Does this use some new kind of technology?
No. The chip unveiled today uses the workhorse of everyday electronics, known as complementary metal-oxide semiconductors (CMOSs). Each core contains 256 clusters of transistors and thousands of random access memory (RAM) elements. Compared to modern electronics, the total computing power is tiny. "It's a worm-scale chip," says Dharmendra Modha, the manager of IBM's cognitive computing program.
So what's new then?
The difference is the way the transistors and memory are wired together. In a conventional computer, the computational elements are mostly in the central processing unit, while the RAM sits off to one side. In the cognitive chips, the computational elements and RAM are wired together.
How is this like a brain?
The theory is that the computational components act as "neurons," while the RAM units act as the "synapses," which connect the neurons together. In a real brain, neurons receive electrical pulses from synapses until a sufficient voltage builds up across their membrane. The neuron then discharges, sending signals to other neurons via the synapses.
In the cognitive chip, a pattern of signals from the RAM can cause a computational element to carry out a simple operation. The result goes to another RAM synapse, which can send signals to other computational neurons. In this way, the chip is "inspired" by the brain's architecture, Modha says.
What's the advantage of building chips like these?
The main benefit is decreasing power consumption. Because the memory and computation are intermingled, less energy is wasted shuffling electrons back and forth. The new chips have the potential to be orders of magnitude more efficient than a conventional computer, according to Rajit Manohar, an electrical and computer engineer at Cornell University in Ithaca, N.Y., and member of the DARPA collaboration.

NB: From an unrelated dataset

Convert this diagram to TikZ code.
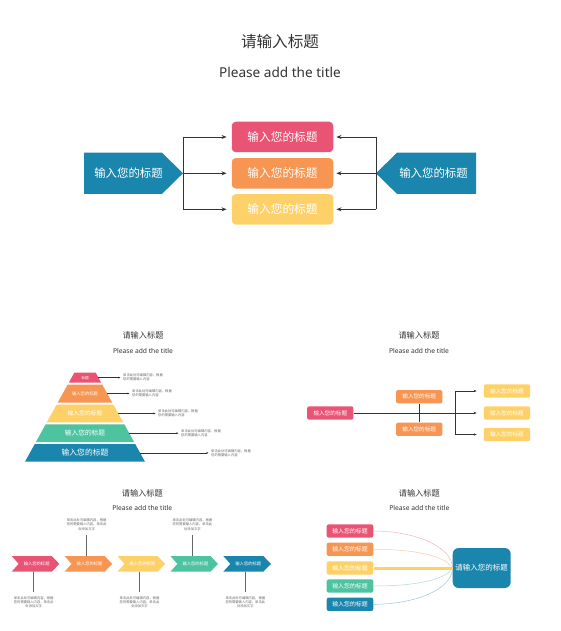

In terms of speed, it's believed that the chips will be particularly good at crunching certain kinds of problems, such as pattern recognition, but they may not be as good as a regular computer at handling other tasks.
What comes next?
The success of these first chips has led DARPA to award $21 million for further development. Meanwhile, IBM researchers are constructing algorithms that are adept at speech recognition and problem solving. Their Watson supercomputer, for example, which was victorious over human competitors on the American quiz show Jeopardy! (see "Quiz-playing computer system could revolutionize research"), currently requires a room full of power-hungry processors. Manohar hopes that low-power cognitive chips could do the job just as well. "Our goal is basically to meet in the middle," he says.